:: RECORDED INFORMATION ::
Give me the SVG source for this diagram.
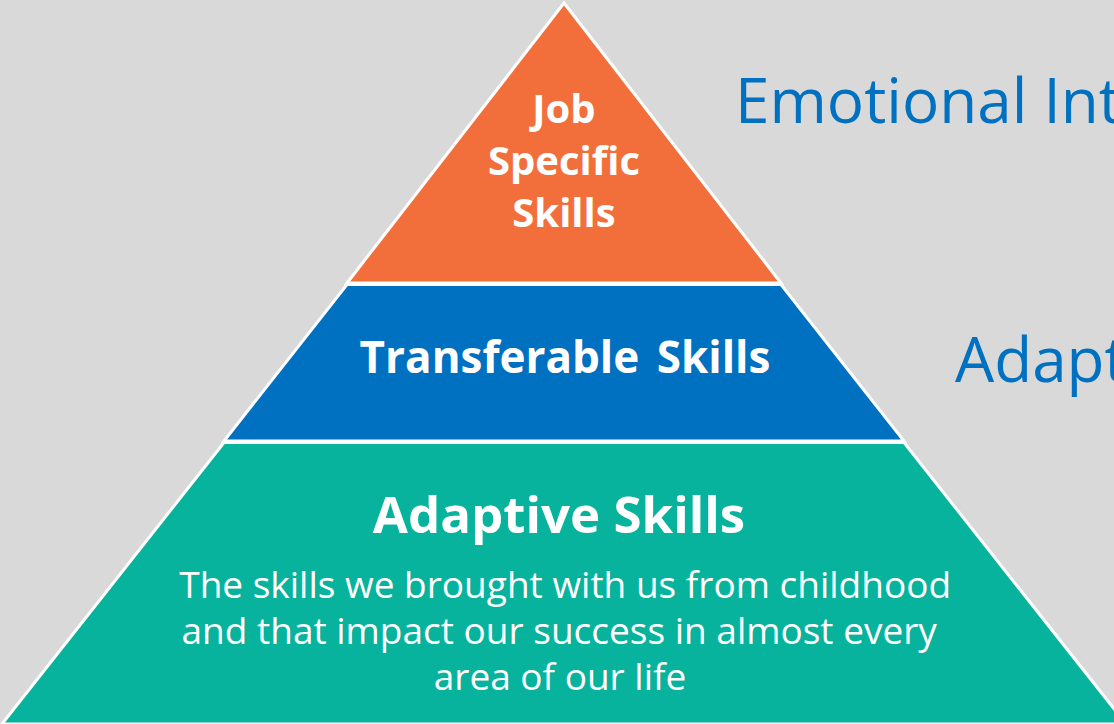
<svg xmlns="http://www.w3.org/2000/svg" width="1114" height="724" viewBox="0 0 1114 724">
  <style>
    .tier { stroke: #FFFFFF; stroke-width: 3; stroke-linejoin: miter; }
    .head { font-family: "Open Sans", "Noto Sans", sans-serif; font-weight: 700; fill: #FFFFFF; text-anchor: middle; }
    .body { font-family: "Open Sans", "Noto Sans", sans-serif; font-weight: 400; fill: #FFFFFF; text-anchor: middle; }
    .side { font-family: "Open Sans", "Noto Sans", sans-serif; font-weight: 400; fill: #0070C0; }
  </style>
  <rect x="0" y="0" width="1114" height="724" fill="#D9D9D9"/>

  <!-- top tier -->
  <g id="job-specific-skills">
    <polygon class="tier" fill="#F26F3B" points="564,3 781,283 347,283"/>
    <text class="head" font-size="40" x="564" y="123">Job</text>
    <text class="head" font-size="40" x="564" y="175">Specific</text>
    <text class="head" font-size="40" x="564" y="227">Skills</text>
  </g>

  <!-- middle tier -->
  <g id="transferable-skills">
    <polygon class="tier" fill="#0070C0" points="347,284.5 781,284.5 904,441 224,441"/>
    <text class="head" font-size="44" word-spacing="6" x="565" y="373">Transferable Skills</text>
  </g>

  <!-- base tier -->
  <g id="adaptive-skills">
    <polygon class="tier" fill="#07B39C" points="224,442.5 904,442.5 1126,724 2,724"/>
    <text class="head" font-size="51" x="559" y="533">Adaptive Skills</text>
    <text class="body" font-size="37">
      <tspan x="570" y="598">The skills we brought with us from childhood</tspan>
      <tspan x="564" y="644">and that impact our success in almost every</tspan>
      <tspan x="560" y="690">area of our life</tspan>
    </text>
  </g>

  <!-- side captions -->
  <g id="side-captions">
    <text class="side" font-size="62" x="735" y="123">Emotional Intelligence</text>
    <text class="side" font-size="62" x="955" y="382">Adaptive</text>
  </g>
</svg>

:: DIRECTION ::
Replicate the material above verbatim; images stay out of the copy.

:: TASK SOLUTION ::
Give me the SVG source for this diagram.
<svg xmlns="http://www.w3.org/2000/svg" width="1114" height="724" viewBox="0 0 1114 724">
  <style>
    .tier { stroke: #FFFFFF; stroke-width: 3; stroke-linejoin: miter; }
    .head { font-family: "Open Sans", "Noto Sans", sans-serif; font-weight: 700; fill: #FFFFFF; text-anchor: middle; }
    .body { font-family: "Open Sans", "Noto Sans", sans-serif; font-weight: 400; fill: #FFFFFF; text-anchor: middle; }
    .side { font-family: "Open Sans", "Noto Sans", sans-serif; font-weight: 400; fill: #0070C0; }
  </style>
  <rect x="0" y="0" width="1114" height="724" fill="#D9D9D9"/>

  <!-- top tier -->
  <g id="job-specific-skills">
    <polygon class="tier" fill="#F26F3B" points="564,3 781,283 347,283"/>
    <text class="head" font-size="40" x="564" y="123">Job</text>
    <text class="head" font-size="40" x="564" y="175">Specific</text>
    <text class="head" font-size="40" x="564" y="227">Skills</text>
  </g>

  <!-- middle tier -->
  <g id="transferable-skills">
    <polygon class="tier" fill="#0070C0" points="347,284.5 781,284.5 904,441 224,441"/>
    <text class="head" font-size="44" word-spacing="6" x="565" y="373">Transferable Skills</text>
  </g>

  <!-- base tier -->
  <g id="adaptive-skills">
    <polygon class="tier" fill="#07B39C" points="224,442.5 904,442.5 1126,724 2,724"/>
    <text class="head" font-size="51" x="559" y="533">Adaptive Skills</text>
    <text class="body" font-size="37">
      <tspan x="570" y="598">The skills we brought with us from childhood</tspan>
      <tspan x="564" y="644">and that impact our success in almost every</tspan>
      <tspan x="560" y="690">area of our life</tspan>
    </text>
  </g>

  <!-- side captions -->
  <g id="side-captions">
    <text class="side" font-size="62" x="735" y="123">Emotional Intelligence</text>
    <text class="side" font-size="62" x="955" y="382">Adaptive</text>
  </g>
</svg>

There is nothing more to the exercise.